A novel sensitized U-shaped fiber-optic sensor based on the localized surface plasmon resonance (LSPR) principle was proposed to detect virus RNA, especially COVID-19 RNA sequences. To accomplish ultrahigh sensitivity for detecting COVID-19 RNA sequences, a novel porous gold nanocube particle was proposed for the first time to sensitize a U-shaped fiber made of multimode fiber (MMF)-no-corefiber (NCF)-MMF. The sensor first coats a gold film on the surface of the fiber to excite surface plasmon resonance (SPR). Then, it coats a porous gold nanocube particle on the surface of the gold nanofilm to excite the LSPR, which improves the sensitivity of the sensor. Gold nanoparticles can form tip structures on the sensor surface, causing a hot spot effect. This increases the sensitivity of the fiber-optic sensor compared to the conventional U-shaped fiber-optic sensor without sensitization treatment and the U-shaped fiber-optic sensor combined with spherical gold nanoparticles for sensitization.
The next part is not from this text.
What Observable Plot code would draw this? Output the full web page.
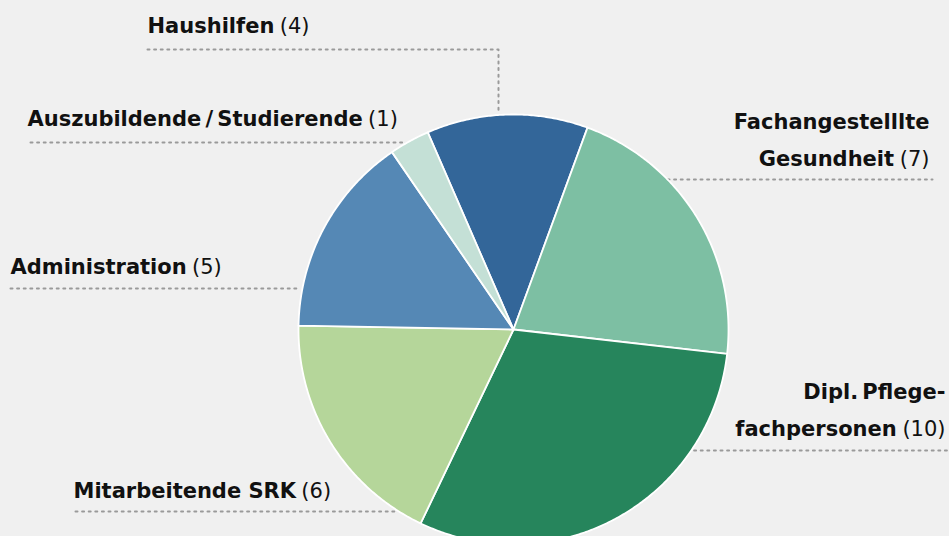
<!DOCTYPE html>
<html><head><meta charset="utf-8">
<script src="https://cdn.jsdelivr.net/npm/d3@7"></script>
<script src="https://cdn.jsdelivr.net/npm/@observablehq/plot@0.6"></script>
<style>html,body{margin:0;padding:0;background:#f0f0f0;overflow:hidden;}</style>
</head><body><div id="chart"></div>
<script>
// ---- data ----
const categories = ["Haushilfen", "Fachangestelllte Gesundheit", "Dipl. Pflegefachpersonen", "Mitarbeitende SRK", "Administration", "Auszubildende / Studierende"];
const values = [4, 7, 10, 6, 5, 1];
const labelLines = [["Haushilfen"], ["Fachangestelllte", "Gesundheit"], ["Dipl.\u2009Pflege-", "fachpersonen"], ["Mitarbeitende SRK"], ["Administration"], ["Auszubildende\u2009/\u2009Studierende"]];
const colors = ["#336699", "#7dbfa3", "#26855c", "#b5d69a", "#5588b5", "#c4e0d6"];

// ---- layout ----
const W = 949, H = 536;
const cx = 513, cy = 329, R = 215;
const startDeg = -23.5;
const FONT = "DejaVu Sans", FS = 21, LH = 37;
const labelLayout = [
  {anchor: "start", x: 147, y: 32, leader: [[147, 49], [498, 49], [498, 113]]},
  {anchor: "end", x: 929, y: 165, leader: [[667, 179], [932, 179]]},
  {anchor: "end", x: 945, y: 435, leader: [[687, 450], [949, 450]]},
  {anchor: "start", x: 73, y: 497, leader: [[75, 511], [394, 511]]},
  {anchor: "start", x: 10, y: 273, leader: [[10, 288], [298, 288]]},
  {anchor: "start", x: 27, y: 125, leader: [[30, 142], [402, 142]]}
];

// ---- pie geometry from values ----
const pie = d3.pie().sort(null).value(d => d.value)
  .startAngle(startDeg * Math.PI / 180).endAngle(startDeg * Math.PI / 180 + 2 * Math.PI);
const arcs = pie(categories.map((c, i) => ({name: c, value: values[i]})));
const slicePts = [];
arcs.forEach(a => {
  slicePts.push({name: a.data.name, x: cx, y: cy});
  const n = Math.max(2, Math.ceil((a.endAngle - a.startAngle) / (0.5 * Math.PI / 180)));
  for (let k = 0; k <= n; k++) {
    const t = a.startAngle + (a.endAngle - a.startAngle) * k / n;
    slicePts.push({name: a.data.name, x: cx + R * Math.sin(t), y: cy - R * Math.cos(t)});
  }
});

// ---- labels ----
const ctx = document.createElement("canvas").getContext("2d");
const mw = (s, bold) => { ctx.font = `${bold ? "bold " : ""}${FS}px "${FONT}"`; return ctx.measureText(s).width; };
const textRows = [];
const leaderPts = [];
categories.forEach((c, i) => {
  const L = labelLayout[i], lines = labelLines[i];
  lines.forEach((ln, j) => {
    const y = L.y - (lines.length - 1 - j) * LH;
    const last = j === lines.length - 1;
    const val = `(${values[i]})`;
    if (L.anchor === "start") {
      textRows.push({x: L.x, y, text: ln, bold: true, anchor: "start"});
      if (last) textRows.push({x: L.x + mw(ln + " ", true) - 2, y, text: val, bold: false, anchor: "start"});
    } else {
      if (last) {
        textRows.push({x: L.x, y, text: val, bold: false, anchor: "end"});
        textRows.push({x: L.x - mw(" " + val, false) + 1, y, text: ln, bold: true, anchor: "end"});
      } else textRows.push({x: L.x, y, text: ln, bold: true, anchor: "end"});
    }
  });
  L.leader.forEach(([x, y]) => leaderPts.push({name: c, x, y}));
});
const rowsOf = (bold, anchor) => textRows.filter(d => d.bold === bold && d.anchor === anchor);
const textMark = (bold, anchor) => Plot.text(rowsOf(bold, anchor), {
  x: "x", y: "y", text: "text", textAnchor: anchor, lineAnchor: "bottom",
  fontSize: FS, fontWeight: bold ? "bold" : "normal", fill: "#111"
});

const chart = Plot.plot({
  width: W, height: H,
  marginTop: 0, marginRight: 0, marginBottom: 0, marginLeft: 0,
  x: {domain: [0, W], range: [0, W], axis: null},
  y: {domain: [0, H], range: [0, H], axis: null},
  color: {domain: categories, range: colors},
  style: {background: "#f0f0f0", fontFamily: FONT, overflow: "hidden"},
  marks: [
    Plot.line(leaderPts, {x: "x", y: "y", z: "name", stroke: "#9a9a9a", strokeWidth: 2, strokeDasharray: "2 4.6", curve: "linear"}),
    Plot.line(slicePts, {x: "x", y: "y", z: "name", fill: "name", stroke: "white", strokeWidth: 1.8, strokeLinejoin: "round", curve: "linear-closed"}),
    textMark(true, "start"), textMark(false, "start"), textMark(true, "end"), textMark(false, "end")
  ]
});
document.getElementById("chart").appendChild(chart);
</script>
</body></html>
The experimental results showed that the sensor's refractive index (RI) sensitivity reached 3893 nm/RIU. The reverse-transcribed complementary DNA (cDNA) of one piece of COVID-19 RNA was used as the sample to be detected in this article to demonstrate the performance of the sensor. The specific detection of cDNA was achieved by chemical modification of the sensor's surface and DNA hybridization technology. The sensor's sensitivity is 0.41 nm/nM, significantly improving over conventional fiber-optic biosensors regarding RNA concentration detection sensitivity. In the experimental process, the sensor demonstrated high sensitivity, rapid response time, high stability, compact size, and portability, all crucial for viral RNA detection and other biomass detection and measurement.